A file photo shows a pedestrian walks past the headquarters building of the People’s Bank of China in Beijing, capital of China. (Xinhua)
Market volatility highlights China’s focus on de-risking: analysts
By Wang Cong
A senior official from China’s central bank on Wednesday reiterated that the country will ensure “continuity and stability” in macro policies for 2021, in an apparent bid to calm worries over the potential normalization of monetary and fiscal support, given the nation’s robust economic recovery and the priority given to de-risking.
“The macro financial policy will maintain continuity, stability and sustainability in 2021,” Chen Yulu, a deputy governor of the People’s Bank of China and member of the Chinese People’s Political Consultative Conference (CPPCC) National Committee, said on the sidelines of the ongoing two sessions.
Chen’s remarks came after Chinese stocks slumped over the past several days, a rare development during the annual legislative and political consultative sessions, and as fresh data indicated a robust recovery in the Chinese economy in the first two months of the year.
Official data showed on Wednesday that in February, the Producer Price Index was up 1.7 percent year-on-year, the fastest pace in over two years. Analysts said this mainly reflects price surges for raw materials and accelerated factory activities.

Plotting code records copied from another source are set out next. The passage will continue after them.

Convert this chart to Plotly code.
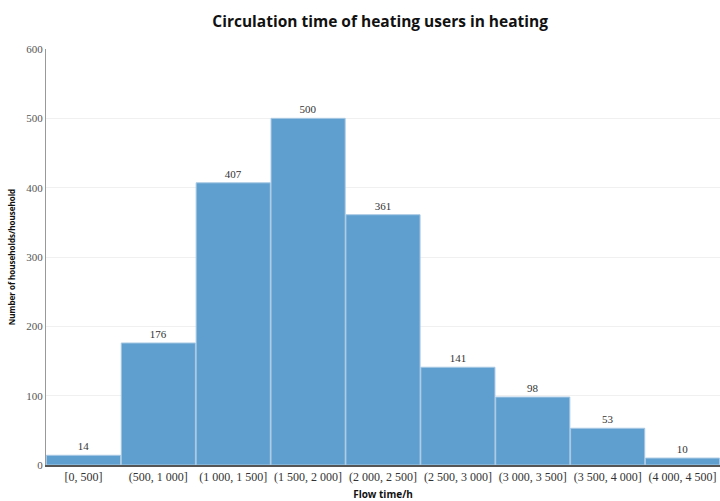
import plotly.graph_objects as go

categories = ["[0, 500]", "(500, 1 000]", "(1 000, 1 500]", "(1 500, 2 000]", "(2 000, 2 500]",
              "(2 500, 3 000]", "(3 000, 3 500]", "(3 500, 4 000]", "(4 000, 4 500]"]
counts = [14, 176, 407, 500, 361, 141, 98, 53, 10]
y_ticks = [0, 100, 200, 300, 400, 500, 600]

fig = go.Figure(go.Bar(
    x=categories, y=counts,
    marker=dict(color="#5f9fcf", line=dict(color="#a9c9e4", width=1)),
    text=[str(v) for v in counts], textposition="outside",
    textfont=dict(family="Liberation Serif", size=11, color="#333333"),
    cliponaxis=False,
))

fig.update_layout(
    width=720, height=501,
    margin=dict(l=46, r=0, t=49, b=36),
    paper_bgcolor="white", plot_bgcolor="white",
    bargap=0.01,
    showlegend=False,
    title=dict(text="<b>Circulation time of heating users in heating</b>",
               font=dict(family="Open Sans", size=15.5, color="#111111"),
               x=0.528, xanchor="center", y=0.956, yanchor="middle"),
    xaxis=dict(
        range=[-0.5, 8.5], showline=True, linecolor="#555555", linewidth=2,
        tickfont=dict(family="Liberation Serif", size=12, color="#333333"),
        ticks="", showgrid=False,
        title=dict(text="<b>Flow time/h</b>", font=dict(family="Open Sans", size=10, color="#111111"), standoff=9),
    ),
    yaxis=dict(
        range=[0, 600], tickvals=y_ticks, showline=True, linecolor="#999999", linewidth=1,
        showgrid=True, gridcolor="#f0f0f0", zeroline=False,
        tickfont=dict(family="Liberation Serif", size=11, color="#555555"),
        ticks="", ticklen=0,
        title=dict(text="<b>Number of households/household</b>", font=dict(family="Open Sans", size=8, color="#111111"), standoff=9),
    ),
)

fig.write_html("out.html")
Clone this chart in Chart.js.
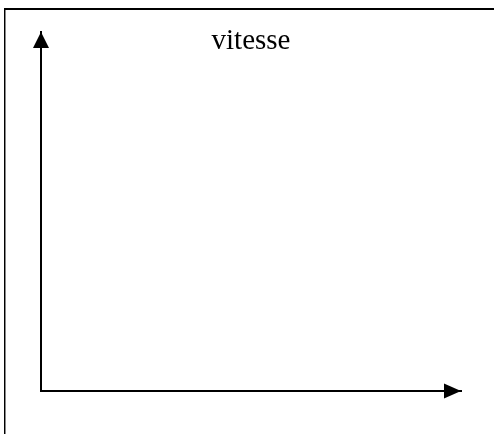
<!DOCTYPE html>
<html>
<head>
<meta charset="utf-8">
<script src="https://cdn.jsdelivr.net/npm/chart.js@4/dist/chart.umd.min.js"></script>
<style>
  html, body { margin: 0; padding: 0; background: #fff; }
  #c { display: block; }
</style>
</head>
<body>
<canvas id="c" width="494" height="434"></canvas>
<script>
// Chart content (the reference is an empty "vitesse" sketch: two bare axes, no data)
const chartTitle = 'vitesse';
const xAxisRange = [0, 10];
const yAxisRange = [0, 10];
const seriesPoints = [];

const framePlugin = {
  id: 'frame',
  beforeDraw(chart) {
    const ctx = chart.ctx;
    ctx.save();
    ctx.fillStyle = '#fff';
    ctx.fillRect(0, 0, chart.width, chart.height);
    ctx.fillStyle = '#000';
    ctx.fillRect(4, 8, chart.width - 4, 2);
    ctx.fillRect(4, 8, 1, chart.height - 8);
    ctx.fillStyle = '#888';
    ctx.fillRect(5, 10, 1, chart.height - 10);
    ctx.restore();
  }
};

const arrowPlugin = {
  id: 'arrows',
  afterDraw(chart) {
    const ctx = chart.ctx;
    const xs = chart.scales.x, ys = chart.scales.y;
    const x0 = xs.getPixelForValue(xAxisRange[0]);
    const y0 = ys.getPixelForValue(yAxisRange[0]);
    const top = ys.getPixelForValue(yAxisRange[1]);
    const right = xs.getPixelForValue(xAxisRange[1]);
    ctx.save();
    ctx.fillStyle = '#000';
    ctx.beginPath();
    ctx.moveTo(x0, top);
    ctx.lineTo(x0 - 8, top + 16);
    ctx.lineTo(x0 + 8, top + 16);
    ctx.closePath();
    ctx.fill();
    ctx.beginPath();
    ctx.moveTo(right, y0);
    ctx.lineTo(right - 17, y0 - 7.5);
    ctx.lineTo(right - 17, y0 + 7.5);
    ctx.closePath();
    ctx.fill();
    ctx.restore();
  }
};

new Chart(document.getElementById('c'), {
  type: 'scatter',
  data: {
    datasets: [{ data: seriesPoints, showLine: true, borderColor: '#000', pointRadius: 0 }]
  },
  options: {
    responsive: false,
    animation: false,
    layout: { padding: { left: 41, right: 33, bottom: 43, top: 0 } },
    plugins: {
      legend: { display: false },
      tooltip: { enabled: false },
      title: {
        display: true,
        text: chartTitle,
        color: '#000',
        font: { family: '"Liberation Serif", "Times New Roman", serif', size: 29, weight: 'normal', lineHeight: 1.2 },
        padding: { top: 23.5, bottom: -26.3 }
      }
    },
    scales: {
      x: {
        type: 'linear', min: xAxisRange[0], max: xAxisRange[1],
        grid: { display: false, drawTicks: false },
        ticks: { display: false },
        border: { display: true, color: '#000', width: 2 }
      },
      y: {
        type: 'linear', min: yAxisRange[0], max: yAxisRange[1],
        grid: { display: false, drawTicks: false },
        ticks: { display: false },
        border: { display: true, color: '#000', width: 2 }
      }
    }
  },
  plugins: [framePlugin, arrowPlugin]
});
</script>
</body>
</html>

Earlier, customs data showed that China’s exports expanded 32.2 percent during the January-February period.
The comment also came as concerns grew that massive monetary and fiscal support could be rolled back as the focus shifts toward de-risking in the financial, housing and other areas. In the Government Work Report for 2021, China set a GDP growth target of above 6 percent, which, analysts said, is rather conservative compared with expectations.
“While monetary policy remains basically unchanged, there have already been shifts in some fiscal policies, as policymakers seek to leave some room to offer support for potential risks and challenges later this year,” Tian Yun, a vice director of the Beijing Economic Operation Association and a former economist at the state economic planning agency, told the Global Times on Wednesday.
Tian said that potential risks and challenges faced by some smaller banks – as well as small and micro-sized businesses that focus on the domestic market – would require sufficient fiscal support later in the year.
Speaking to reporters, Chen said that policies of concern to many small and micro-sized firms, including delayed loan payments, would continue and more loans could be offered on the basis that financial risks are contained and prevented.
Efforts to prevent and mitigate financial risks are high on the policy agenda this year, as officials repeatedly warn of asset bubbles in financial markets. Guo Shuqing, chairman of the China Banking and Insurance Regulatory Commission, warned of a potential bursting of bubbles in Western financial assets and bubbles in the domestic housing and financial markets.
Such a focus on financial risks and other factors, including market corrections, contributed to a stock rout in China over the past several days, which, according to Bloomberg, has wiped out more than $1.3 trillion of market capitalization.
“This slump has nothing to do with fundamentals but represents a shift by major funds in their holdings of blue-chip stocks,” Dong Dengxin, director of the Financial Securities Institute at Wuhan University of Science and Technology, told the Global Times on Wednesday, noting that though the “short-term volatility” had huge impact on the market, it would not “change the country’s overall macro policies and goals to combat financial risks.”